Böylece Veysel bebenin, “Uzun İnce Yolu” başlamış.

DAĞLAR ÇİCEK VEYSEL DERT Mİ AÇTI?

Veysel Baba diyor ki:

Dağlar çiçek açar Veysel dert açar

Derdine düştüğüm yar benden kaçar

Gerçek âşık olan kendinden geçer

Derdini âleme yayar iniler

 Yedi yaşına girdiği 1901’de çiçek salgınında bir gözünü, bir süre sonra da kaza sonucu ikinci gözünü kaybetmiş.

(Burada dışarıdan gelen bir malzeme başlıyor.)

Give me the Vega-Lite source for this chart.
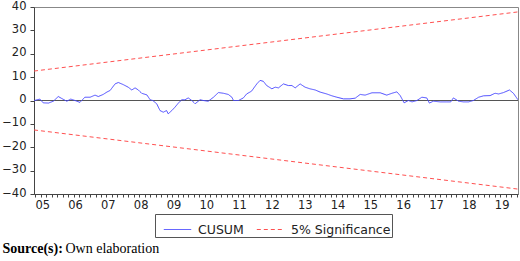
{
  "$schema": "https://vega.github.io/schema/vega-lite/v6.json",
  "width": 484,
  "height": 187,
  "autosize": {"type": "none"},
  "padding": {"left": 34, "top": 7, "right": 2, "bottom": 67},
  "background": "white",
  "config": {
    "view": {"stroke": "#888888", "strokeWidth": 1},
    "axis": {"labelFont": "DejaVu Sans", "labelFontSize": 11.5, "labelColor": "#222222", "domainColor": "#444444", "tickColor": "#444444", "grid": false},
    "axisY": {
      "values": [-40, -30, -20, -10, 0, 10, 20, 30, 40],
      "labelOverlap": false,
      "labelFlush": false,
      "tickSize": 4,
      "labelPadding": 4,
      "labelOffset": -1,
      "titleFont": "Liberation Serif",
      "titleFontSize": 14,
      "titleFontWeight": "bold",
      "titleColor": "#000000",
      "titleAngle": 0,
      "titleAlign": "left",
      "titleBaseline": "alphabetic",
      "titleX": -32,
      "titleY": 245.7
    }
  },
  "datasets": {
    "series": [
      {"t": 2005.26, "v": 0, "series": "CUSUM", "grp": "cusum"},
      {"t": 2005.43, "v": 0.6, "series": "CUSUM", "grp": "cusum"},
      {"t": 2005.53, "v": -1.0, "series": "CUSUM", "grp": "cusum"},
      {"t": 2005.69, "v": -1.1, "series": "CUSUM", "grp": "cusum"},
      {"t": 2005.84, "v": -0.3, "series": "CUSUM", "grp": "cusum"},
      {"t": 2005.99, "v": 1.7, "series": "CUSUM", "grp": "cusum"},
      {"t": 2006.09, "v": 0.9, "series": "CUSUM", "grp": "cusum"},
      {"t": 2006.25, "v": -0.3, "series": "CUSUM", "grp": "cusum"},
      {"t": 2006.37, "v": 0.6, "series": "CUSUM", "grp": "cusum"},
      {"t": 2006.50, "v": 0, "series": "CUSUM", "grp": "cusum"},
      {"t": 2006.65, "v": -0.8, "series": "CUSUM", "grp": "cusum"},
      {"t": 2006.80, "v": 1.4, "series": "CUSUM", "grp": "cusum"},
      {"t": 2006.96, "v": 1.4, "series": "CUSUM", "grp": "cusum"},
      {"t": 2007.11, "v": 2.3, "series": "CUSUM", "grp": "cusum"},
      {"t": 2007.21, "v": 1.7, "series": "CUSUM", "grp": "cusum"},
      {"t": 2007.36, "v": 2.6, "series": "CUSUM", "grp": "cusum"},
      {"t": 2007.47, "v": 3.6, "series": "CUSUM", "grp": "cusum"},
      {"t": 2007.57, "v": 4.3, "series": "CUSUM", "grp": "cusum"},
      {"t": 2007.72, "v": 7.1, "series": "CUSUM", "grp": "cusum"},
      {"t": 2007.82, "v": 7.7, "series": "CUSUM", "grp": "cusum"},
      {"t": 2007.97, "v": 6.8, "series": "CUSUM", "grp": "cusum"},
      {"t": 2008.12, "v": 5.7, "series": "CUSUM", "grp": "cusum"},
      {"t": 2008.23, "v": 4.5, "series": "CUSUM", "grp": "cusum"},
      {"t": 2008.33, "v": 5.4, "series": "CUSUM", "grp": "cusum"},
      {"t": 2008.43, "v": 4.5, "series": "CUSUM", "grp": "cusum"},
      {"t": 2008.53, "v": 3.1, "series": "CUSUM", "grp": "cusum"},
      {"t": 2008.69, "v": 2.4, "series": "CUSUM", "grp": "cusum"},
      {"t": 2008.79, "v": 0.3, "series": "CUSUM", "grp": "cusum"},
      {"t": 2008.87, "v": 0, "series": "CUSUM", "grp": "cusum"},
      {"t": 2008.99, "v": -1.4, "series": "CUSUM", "grp": "cusum"},
      {"t": 2009.09, "v": -4.3, "series": "CUSUM", "grp": "cusum"},
      {"t": 2009.19, "v": -5.0, "series": "CUSUM", "grp": "cusum"},
      {"t": 2009.29, "v": -4.3, "series": "CUSUM", "grp": "cusum"},
      {"t": 2009.34, "v": -5.7, "series": "CUSUM", "grp": "cusum"},
      {"t": 2009.45, "v": -4.3, "series": "CUSUM", "grp": "cusum"},
      {"t": 2009.55, "v": -2.8, "series": "CUSUM", "grp": "cusum"},
      {"t": 2009.65, "v": -1.1, "series": "CUSUM", "grp": "cusum"},
      {"t": 2009.75, "v": 0.3, "series": "CUSUM", "grp": "cusum"},
      {"t": 2009.85, "v": 0.3, "series": "CUSUM", "grp": "cusum"},
      {"t": 2009.95, "v": 1.1, "series": "CUSUM", "grp": "cusum"},
      {"t": 2010.06, "v": 0, "series": "CUSUM", "grp": "cusum"},
      {"t": 2010.16, "v": -1.4, "series": "CUSUM", "grp": "cusum"},
      {"t": 2010.31, "v": 0.3, "series": "CUSUM", "grp": "cusum"},
      {"t": 2010.41, "v": 0, "series": "CUSUM", "grp": "cusum"},
      {"t": 2010.56, "v": -0.3, "series": "CUSUM", "grp": "cusum"},
      {"t": 2010.72, "v": 1.4, "series": "CUSUM", "grp": "cusum"},
      {"t": 2010.87, "v": 3.4, "series": "CUSUM", "grp": "cusum"},
      {"t": 2011.02, "v": 3.1, "series": "CUSUM", "grp": "cusum"},
      {"t": 2011.17, "v": 2.6, "series": "CUSUM", "grp": "cusum"},
      {"t": 2011.28, "v": 1.4, "series": "CUSUM", "grp": "cusum"},
      {"t": 2011.33, "v": 0, "series": "CUSUM", "grp": "cusum"},
      {"t": 2011.48, "v": 0, "series": "CUSUM", "grp": "cusum"},
      {"t": 2011.63, "v": 1.1, "series": "CUSUM", "grp": "cusum"},
      {"t": 2011.73, "v": 2.8, "series": "CUSUM", "grp": "cusum"},
      {"t": 2011.88, "v": 4.0, "series": "CUSUM", "grp": "cusum"},
      {"t": 2012.04, "v": 7.1, "series": "CUSUM", "grp": "cusum"},
      {"t": 2012.14, "v": 8.6, "series": "CUSUM", "grp": "cusum"},
      {"t": 2012.24, "v": 8.2, "series": "CUSUM", "grp": "cusum"},
      {"t": 2012.34, "v": 6.4, "series": "CUSUM", "grp": "cusum"},
      {"t": 2012.50, "v": 5.0, "series": "CUSUM", "grp": "cusum"},
      {"t": 2012.60, "v": 5.7, "series": "CUSUM", "grp": "cusum"},
      {"t": 2012.70, "v": 5.4, "series": "CUSUM", "grp": "cusum"},
      {"t": 2012.85, "v": 7.1, "series": "CUSUM", "grp": "cusum"},
      {"t": 2013.00, "v": 6.4, "series": "CUSUM", "grp": "cusum"},
      {"t": 2013.11, "v": 6.4, "series": "CUSUM", "grp": "cusum"},
      {"t": 2013.21, "v": 5.4, "series": "CUSUM", "grp": "cusum"},
      {"t": 2013.36, "v": 7.1, "series": "CUSUM", "grp": "cusum"},
      {"t": 2013.51, "v": 5.7, "series": "CUSUM", "grp": "cusum"},
      {"t": 2013.66, "v": 5.0, "series": "CUSUM", "grp": "cusum"},
      {"t": 2013.82, "v": 4.5, "series": "CUSUM", "grp": "cusum"},
      {"t": 2013.97, "v": 3.6, "series": "CUSUM", "grp": "cusum"},
      {"t": 2014.17, "v": 2.8, "series": "CUSUM", "grp": "cusum"},
      {"t": 2014.33, "v": 2.0, "series": "CUSUM", "grp": "cusum"},
      {"t": 2014.48, "v": 1.4, "series": "CUSUM", "grp": "cusum"},
      {"t": 2014.68, "v": 0.7, "series": "CUSUM", "grp": "cusum"},
      {"t": 2014.88, "v": 0.7, "series": "CUSUM", "grp": "cusum"},
      {"t": 2015.04, "v": 1.0, "series": "CUSUM", "grp": "cusum"},
      {"t": 2015.19, "v": 2.6, "series": "CUSUM", "grp": "cusum"},
      {"t": 2015.34, "v": 2.3, "series": "CUSUM", "grp": "cusum"},
      {"t": 2015.55, "v": 3.3, "series": "CUSUM", "grp": "cusum"},
      {"t": 2015.80, "v": 3.3, "series": "CUSUM", "grp": "cusum"},
      {"t": 2016.00, "v": 2.3, "series": "CUSUM", "grp": "cusum"},
      {"t": 2016.16, "v": 3.1, "series": "CUSUM", "grp": "cusum"},
      {"t": 2016.31, "v": 3.7, "series": "CUSUM", "grp": "cusum"},
      {"t": 2016.41, "v": 2.1, "series": "CUSUM", "grp": "cusum"},
      {"t": 2016.53, "v": -1.0, "series": "CUSUM", "grp": "cusum"},
      {"t": 2016.66, "v": 0, "series": "CUSUM", "grp": "cusum"},
      {"t": 2016.77, "v": -0.6, "series": "CUSUM", "grp": "cusum"},
      {"t": 2016.92, "v": 0, "series": "CUSUM", "grp": "cusum"},
      {"t": 2017.07, "v": 1.4, "series": "CUSUM", "grp": "cusum"},
      {"t": 2017.22, "v": 1.1, "series": "CUSUM", "grp": "cusum"},
      {"t": 2017.30, "v": -1.1, "series": "CUSUM", "grp": "cusum"},
      {"t": 2017.42, "v": -0.3, "series": "CUSUM", "grp": "cusum"},
      {"t": 2017.63, "v": -0.6, "series": "CUSUM", "grp": "cusum"},
      {"t": 2017.83, "v": -0.6, "series": "CUSUM", "grp": "cusum"},
      {"t": 2017.95, "v": -0.6, "series": "CUSUM", "grp": "cusum"},
      {"t": 2018.03, "v": 1.1, "series": "CUSUM", "grp": "cusum"},
      {"t": 2018.19, "v": -0.3, "series": "CUSUM", "grp": "cusum"},
      {"t": 2018.34, "v": -0.6, "series": "CUSUM", "grp": "cusum"},
      {"t": 2018.49, "v": -0.6, "series": "CUSUM", "grp": "cusum"},
      {"t": 2018.64, "v": 0, "series": "CUSUM", "grp": "cusum"},
      {"t": 2018.80, "v": 1.4, "series": "CUSUM", "grp": "cusum"},
      {"t": 2018.95, "v": 2.0, "series": "CUSUM", "grp": "cusum"},
      {"t": 2019.15, "v": 2.1, "series": "CUSUM", "grp": "cusum"},
      {"t": 2019.30, "v": 3.1, "series": "CUSUM", "grp": "cusum"},
      {"t": 2019.41, "v": 2.8, "series": "CUSUM", "grp": "cusum"},
      {"t": 2019.56, "v": 3.4, "series": "CUSUM", "grp": "cusum"},
      {"t": 2019.74, "v": 4.5, "series": "CUSUM", "grp": "cusum"},
      {"t": 2019.86, "v": 3.1, "series": "CUSUM", "grp": "cusum"},
      {"t": 2020.00, "v": 0.3, "series": "CUSUM", "grp": "cusum"},
      {"t": 2005.25, "v": 12.6, "series": "5% Significance", "grp": "upper"},
      {"t": 2020.00, "v": 37.9, "series": "5% Significance", "grp": "upper"},
      {"t": 2005.25, "v": -12.6, "series": "5% Significance", "grp": "lower"},
      {"t": 2020.00, "v": -37.9, "series": "5% Significance", "grp": "lower"}
    ],
    "zero": [{"v": 0}]
  },
  "layer": [
    {
      "data": {"name": "zero"},
      "mark": {"type": "rule", "color": "#555555", "strokeWidth": 1},
      "encoding": {
        "y": {
          "field": "v", "type": "quantitative",
          "scale": {"domain": [-40, 40], "nice": false},
          "axis": {"title": "Source(s):", "values": [-40, -30, -20, -10, 0, 10, 20, 30, 40], "labelOverlap": false}
        }
      }
    },
    {
      "data": {"name": "series"},
      "mark": {"type": "line", "strokeWidth": 1, "clip": true},
      "encoding": {
        "x": {
          "field": "t", "type": "quantitative",
          "scale": {"domain": [2005.25, 2020.0], "nice": false, "zero": false},
          "axis": {
            "values": [2005.2917, 2005.4583, 2005.625, 2005.7917, 2005.9583,
              2006.125, 2006.2917, 2006.4583, 2006.625, 2006.7917, 2006.9583,
              2007.125, 2007.2917, 2007.4583, 2007.625, 2007.7917, 2007.9583,
              2008.125, 2008.2917, 2008.4583, 2008.625, 2008.7917, 2008.9583,
              2009.125, 2009.2917, 2009.4583, 2009.625, 2009.7917, 2009.9583,
              2010.125, 2010.2917, 2010.4583, 2010.625, 2010.7917, 2010.9583,
              2011.125, 2011.2917, 2011.4583, 2011.625, 2011.7917, 2011.9583,
              2012.125, 2012.2917, 2012.4583, 2012.625, 2012.7917, 2012.9583,
              2013.125, 2013.2917, 2013.4583, 2013.625, 2013.7917, 2013.9583,
              2014.125, 2014.2917, 2014.4583, 2014.625, 2014.7917, 2014.9583,
              2015.125, 2015.2917, 2015.4583, 2015.625, 2015.7917, 2015.9583,
              2016.125, 2016.2917, 2016.4583, 2016.625, 2016.7917, 2016.9583,
              2017.125, 2017.2917, 2017.4583, 2017.625, 2017.7917, 2017.9583,
              2018.125, 2018.2917, 2018.4583, 2018.625, 2018.7917, 2018.9583,
              2019.125, 2019.2917, 2019.4583, 2019.625, 2019.7917, 2019.9583],
            "labelExpr": "abs(datum.value - floor(datum.value) - 0.4583) < 0.01 ? substring(toString(floor(datum.value)), 2, 4) : ''",
            "labelOverlap": false,
            "labelFlush": false,
            "labelOffset": 1.4,
            "tickSize": 3,
            "labelPadding": 2,
            "title": "Own elaboration",
            "titleFont": "Liberation Serif",
            "titleFontSize": 14,
            "titleFontWeight": "normal",
            "titleColor": "#000000",
            "titleAlign": "left",
            "titleBaseline": "alphabetic",
            "titleX": 31,
            "titleY": 58.7
          }
        },
        "y": {
          "field": "v", "type": "quantitative",
          "scale": {"domain": [-40, 40], "nice": false},
          "axis": {"title": "Source(s):", "values": [-40, -30, -20, -10, 0, 10, 20, 30, 40], "labelOverlap": false}
        },
        "detail": {"field": "grp", "type": "nominal"},
        "color": {
          "field": "series", "type": "nominal",
          "scale": {"domain": ["CUSUM", "5% Significance"], "range": ["#4a4aff", "#ff5050"]},
          "legend": {
            "orient": "none",
            "legendX": 121,
            "legendY": 207,
            "direction": "horizontal",
            "title": null,
            "strokeColor": "#555555",
            "fillColor": "#ffffff",
            "padding": 1,
            "symbolType": "stroke",
            "symbolSize": 750,
            "symbolStrokeWidth": 1,
            "symbolOffset": 7,
            "labelFont": "DejaVu Sans",
            "labelFontSize": 12.5,
            "labelColor": "#222222",
            "labelOffset": 6,
            "columnPadding": 5,
            "labelExpr": "datum.label + '\u00a0\u00a0\u00a0'"
          }
        },
        "strokeDash": {
          "field": "series", "type": "nominal",
          "scale": {"domain": ["CUSUM", "5% Significance"], "range": [[1, 0], [4, 3]]},
          "legend": null
        }
      }
    }
  ]
}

Anlatamam derdimi dertsiz insana

Derd çekmeyen dert kıymetin bilemez

Derdim bana derman imiş bilmedim

Hiçbir zaman gül dikensiz olamaz

Sivrialan ve çevresine Emlek yöresi derler. Âşığı, ozanı bol bir yöredir. Babası Karaca Ahmet, gözleri görmez Veysel’in eline bir saz vermiş. Âşıklardan da şiirler okuyup, ezberleterek avutmağa çalışırmış oğlunu. İlk hocası, babasının arkadaşı olan Divriği’nin köylerinden Çamışıhlı Âşık Ali Ağa olmuş.

Veysel, kendini iyice saza vermiş; usta malı şiirlerden çalıp söylemeye başlamış. Yunus, Pir Sultan Abdal, Karacaoğlan, Kemter Baba, Veli, Visali, Kul Abdal, Şahan Ağa, Sıtkı, Dertli ve diğer halk ozanlarının dünyalarıyla tanışmış, onların deyişlerini öğrenip söylemeye başlamış.

Âşık Veysel’in hayatında ikinci önemli değişiklik seferberlikte başlamış. Kardeşi Ali ve yaşıtları cepheye gitmiş. Veysel kırık telli sazıyla yalnız kalmış. Gözlerinin görmezliği, onun vatana olan borcunu ödemesine engel olmuş. 

BU DERDİ TAŞIYACAK DERE VAR MI?

Veysel’i akrabalarından bir kızla evlendirmişler. Bir kızı, bir oğlu olmuş. Oğlan daha on günlükken ölmüş. 1921’in 24 Şubat’ında annesini, bir süre sonra da babasını kaybetmiş.  

Bir gün Veysel hasta yatarken, Veysel’in eşi, evlerinin yanaşmasıyla kaçmış. Veysel’in acılarına bir acı daha eklenmiş. Altı aylık kızı kucağında kalmış. İki yıl hem annelik hem babalık yapmış. Ama bu çocuk da yaşamamış.

“Derdimi dökersem derin dereye, /     Doldurur dereyi düz olur gider,” diyen Âşık Veysel, dert üstüne dert açmış.

Âşık Veysel, 1928’de Hafik’in Karayaprak köyünden Gülizar adlı bir kadınla evlenmiş ki, hayatta olan iki oğlu, dört kızının annesi bu Gülizar ana olmuş. 

AYAĞININ BAĞININI KİM ÇÖZDÜ?

1931 yılında Sivas Lisesi edebiyat öğretmeni olan Ahmet Kutsi Tecer’le tanışması ve Sivas Halk Şairleri Bayramına katılması, hayatında yeni bir dönemi başlatmış.

1933’e kadar usta ozanlarından şiirlerinden çalıp söyleyen Veysel’in gün ışığına çıkan ilk şiiri, Cumhuriyetin Onuncu yılı için söylediği “Atatürk'tür Türkiye'nin ihyası / Kurtardı vatanı düşmanımızdan / Canını bu yolda eyledi feda / Biz dahi geçelim öz canımızdan”... kıtasıyla başlayan şiiri olmuş. Ahmet Kutsi Tecer, kırk yaşına kadar köyü ve çevresinden çıkmayan Âşık Veysel ‘in ayağının bağını çözmüş. Ahmet Kutsi Tecer Âşık Veysel’in. Köy Enstitülerinde saz öğretmenliği yapmasına imkân sağlamış.